►

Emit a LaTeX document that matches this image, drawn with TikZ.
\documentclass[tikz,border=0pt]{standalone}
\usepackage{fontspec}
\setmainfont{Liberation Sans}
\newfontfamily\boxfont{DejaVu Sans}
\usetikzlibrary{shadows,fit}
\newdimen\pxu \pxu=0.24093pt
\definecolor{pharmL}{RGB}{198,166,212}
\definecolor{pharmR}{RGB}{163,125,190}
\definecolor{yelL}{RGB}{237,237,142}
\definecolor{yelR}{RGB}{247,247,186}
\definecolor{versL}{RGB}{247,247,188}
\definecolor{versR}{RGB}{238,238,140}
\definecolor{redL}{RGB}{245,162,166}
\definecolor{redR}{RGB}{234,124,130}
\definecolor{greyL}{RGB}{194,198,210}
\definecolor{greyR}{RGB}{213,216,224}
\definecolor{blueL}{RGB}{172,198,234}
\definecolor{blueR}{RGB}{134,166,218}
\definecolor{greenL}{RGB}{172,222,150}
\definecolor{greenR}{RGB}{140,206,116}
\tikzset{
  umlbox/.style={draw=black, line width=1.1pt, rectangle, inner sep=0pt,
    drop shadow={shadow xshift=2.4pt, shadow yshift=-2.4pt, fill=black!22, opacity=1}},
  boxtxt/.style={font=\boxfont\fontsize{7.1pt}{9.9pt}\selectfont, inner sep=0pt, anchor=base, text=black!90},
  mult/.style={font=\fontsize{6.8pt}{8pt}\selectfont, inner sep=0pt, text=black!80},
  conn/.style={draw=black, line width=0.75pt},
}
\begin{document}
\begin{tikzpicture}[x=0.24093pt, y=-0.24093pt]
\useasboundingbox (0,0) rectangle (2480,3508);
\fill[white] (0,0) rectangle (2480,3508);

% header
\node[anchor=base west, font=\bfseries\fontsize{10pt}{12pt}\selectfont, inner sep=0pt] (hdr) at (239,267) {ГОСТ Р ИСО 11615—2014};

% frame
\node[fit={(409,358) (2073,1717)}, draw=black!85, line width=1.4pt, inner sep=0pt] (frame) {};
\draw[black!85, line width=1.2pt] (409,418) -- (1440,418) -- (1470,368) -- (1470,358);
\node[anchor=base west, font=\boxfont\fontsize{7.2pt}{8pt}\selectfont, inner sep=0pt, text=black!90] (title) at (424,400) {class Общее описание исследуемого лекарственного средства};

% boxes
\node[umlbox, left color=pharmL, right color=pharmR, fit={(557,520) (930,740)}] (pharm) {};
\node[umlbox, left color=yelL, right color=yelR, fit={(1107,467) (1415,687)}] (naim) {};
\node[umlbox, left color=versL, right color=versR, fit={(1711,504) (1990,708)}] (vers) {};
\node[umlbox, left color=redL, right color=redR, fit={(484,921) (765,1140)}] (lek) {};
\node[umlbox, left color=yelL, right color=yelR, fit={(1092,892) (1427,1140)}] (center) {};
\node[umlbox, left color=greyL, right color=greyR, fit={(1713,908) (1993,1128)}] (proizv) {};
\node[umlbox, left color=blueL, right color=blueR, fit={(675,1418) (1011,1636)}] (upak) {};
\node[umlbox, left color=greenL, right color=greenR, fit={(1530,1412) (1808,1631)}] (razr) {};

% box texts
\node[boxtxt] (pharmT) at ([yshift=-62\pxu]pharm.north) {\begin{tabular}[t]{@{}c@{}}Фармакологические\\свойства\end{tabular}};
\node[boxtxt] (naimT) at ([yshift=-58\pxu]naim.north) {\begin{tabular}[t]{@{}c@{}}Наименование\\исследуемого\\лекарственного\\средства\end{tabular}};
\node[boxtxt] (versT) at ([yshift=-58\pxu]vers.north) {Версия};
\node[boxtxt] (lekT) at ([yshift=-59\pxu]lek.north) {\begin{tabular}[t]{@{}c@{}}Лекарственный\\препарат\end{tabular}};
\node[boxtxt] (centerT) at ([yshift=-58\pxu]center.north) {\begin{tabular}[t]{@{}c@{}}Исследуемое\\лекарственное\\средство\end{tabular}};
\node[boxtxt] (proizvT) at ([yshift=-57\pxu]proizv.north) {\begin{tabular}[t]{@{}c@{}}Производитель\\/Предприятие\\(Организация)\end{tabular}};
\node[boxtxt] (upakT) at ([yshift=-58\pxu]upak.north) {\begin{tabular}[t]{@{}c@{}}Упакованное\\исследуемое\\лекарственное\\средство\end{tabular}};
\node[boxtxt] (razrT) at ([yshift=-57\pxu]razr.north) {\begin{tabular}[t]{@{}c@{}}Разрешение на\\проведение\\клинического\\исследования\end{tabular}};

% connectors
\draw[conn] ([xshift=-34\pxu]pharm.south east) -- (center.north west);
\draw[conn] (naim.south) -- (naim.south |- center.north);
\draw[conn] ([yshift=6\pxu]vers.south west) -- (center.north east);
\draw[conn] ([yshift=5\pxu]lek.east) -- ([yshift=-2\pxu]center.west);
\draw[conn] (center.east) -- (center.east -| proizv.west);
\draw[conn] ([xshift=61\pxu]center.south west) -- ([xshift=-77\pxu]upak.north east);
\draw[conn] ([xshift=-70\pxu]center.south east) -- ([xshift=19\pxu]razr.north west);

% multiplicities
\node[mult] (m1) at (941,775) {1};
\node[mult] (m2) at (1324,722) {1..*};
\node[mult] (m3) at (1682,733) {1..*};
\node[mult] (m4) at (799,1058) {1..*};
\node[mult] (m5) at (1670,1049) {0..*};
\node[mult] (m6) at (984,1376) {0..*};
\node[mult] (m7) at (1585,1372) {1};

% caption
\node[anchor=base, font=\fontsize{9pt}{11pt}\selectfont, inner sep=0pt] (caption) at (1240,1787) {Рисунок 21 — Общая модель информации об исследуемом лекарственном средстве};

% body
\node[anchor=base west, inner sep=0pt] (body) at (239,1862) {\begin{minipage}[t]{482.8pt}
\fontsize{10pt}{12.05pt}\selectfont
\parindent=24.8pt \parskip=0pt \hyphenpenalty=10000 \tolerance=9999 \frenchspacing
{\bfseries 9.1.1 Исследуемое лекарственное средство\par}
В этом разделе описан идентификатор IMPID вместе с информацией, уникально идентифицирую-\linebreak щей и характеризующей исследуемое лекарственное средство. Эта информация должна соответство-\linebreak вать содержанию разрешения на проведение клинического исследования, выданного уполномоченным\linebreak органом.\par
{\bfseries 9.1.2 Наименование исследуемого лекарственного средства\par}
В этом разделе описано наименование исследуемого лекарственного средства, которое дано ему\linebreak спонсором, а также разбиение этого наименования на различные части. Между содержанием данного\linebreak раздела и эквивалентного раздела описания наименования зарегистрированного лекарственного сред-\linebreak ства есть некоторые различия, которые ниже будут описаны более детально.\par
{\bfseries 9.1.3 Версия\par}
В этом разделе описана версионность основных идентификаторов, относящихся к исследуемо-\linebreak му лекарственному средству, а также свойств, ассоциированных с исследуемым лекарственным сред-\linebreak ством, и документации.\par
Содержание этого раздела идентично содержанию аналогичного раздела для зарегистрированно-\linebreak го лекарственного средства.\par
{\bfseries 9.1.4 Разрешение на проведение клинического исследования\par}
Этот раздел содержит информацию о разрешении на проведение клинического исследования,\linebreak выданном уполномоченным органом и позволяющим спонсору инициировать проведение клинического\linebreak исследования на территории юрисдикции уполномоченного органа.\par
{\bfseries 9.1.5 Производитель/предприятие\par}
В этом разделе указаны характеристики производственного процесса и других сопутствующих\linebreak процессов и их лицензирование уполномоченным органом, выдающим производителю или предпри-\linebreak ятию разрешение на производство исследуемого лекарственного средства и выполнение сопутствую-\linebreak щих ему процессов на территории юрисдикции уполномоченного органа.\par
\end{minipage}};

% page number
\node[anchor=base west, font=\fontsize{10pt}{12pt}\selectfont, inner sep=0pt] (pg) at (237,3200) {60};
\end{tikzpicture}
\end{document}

◄

• Stated problem: Everything from the first line of the data through the line containing "inner sep=0pt] (hdr)" should be echoed exactly. Add nothing.

• Answer:
Emit a LaTeX document that matches this image, drawn with TikZ.
\documentclass[tikz,border=0pt]{standalone}
\usepackage{fontspec}
\setmainfont{Liberation Sans}
\newfontfamily\boxfont{DejaVu Sans}
\usetikzlibrary{shadows,fit}
\newdimen\pxu \pxu=0.24093pt
\definecolor{pharmL}{RGB}{198,166,212}
\definecolor{pharmR}{RGB}{163,125,190}
\definecolor{yelL}{RGB}{237,237,142}
\definecolor{yelR}{RGB}{247,247,186}
\definecolor{versL}{RGB}{247,247,188}
\definecolor{versR}{RGB}{238,238,140}
\definecolor{redL}{RGB}{245,162,166}
\definecolor{redR}{RGB}{234,124,130}
\definecolor{greyL}{RGB}{194,198,210}
\definecolor{greyR}{RGB}{213,216,224}
\definecolor{blueL}{RGB}{172,198,234}
\definecolor{blueR}{RGB}{134,166,218}
\definecolor{greenL}{RGB}{172,222,150}
\definecolor{greenR}{RGB}{140,206,116}
\tikzset{
  umlbox/.style={draw=black, line width=1.1pt, rectangle, inner sep=0pt,
    drop shadow={shadow xshift=2.4pt, shadow yshift=-2.4pt, fill=black!22, opacity=1}},
  boxtxt/.style={font=\boxfont\fontsize{7.1pt}{9.9pt}\selectfont, inner sep=0pt, anchor=base, text=black!90},
  mult/.style={font=\fontsize{6.8pt}{8pt}\selectfont, inner sep=0pt, text=black!80},
  conn/.style={draw=black, line width=0.75pt},
}
\begin{document}
\begin{tikzpicture}[x=0.24093pt, y=-0.24093pt]
\useasboundingbox (0,0) rectangle (2480,3508);
\fill[white] (0,0) rectangle (2480,3508);

% header
\node[anchor=base west, font=\bfseries\fontsize{10pt}{12pt}\selectfont, inner sep=0pt] (hdr) at (239,267) {ГОСТ Р ИСО 11615—2014};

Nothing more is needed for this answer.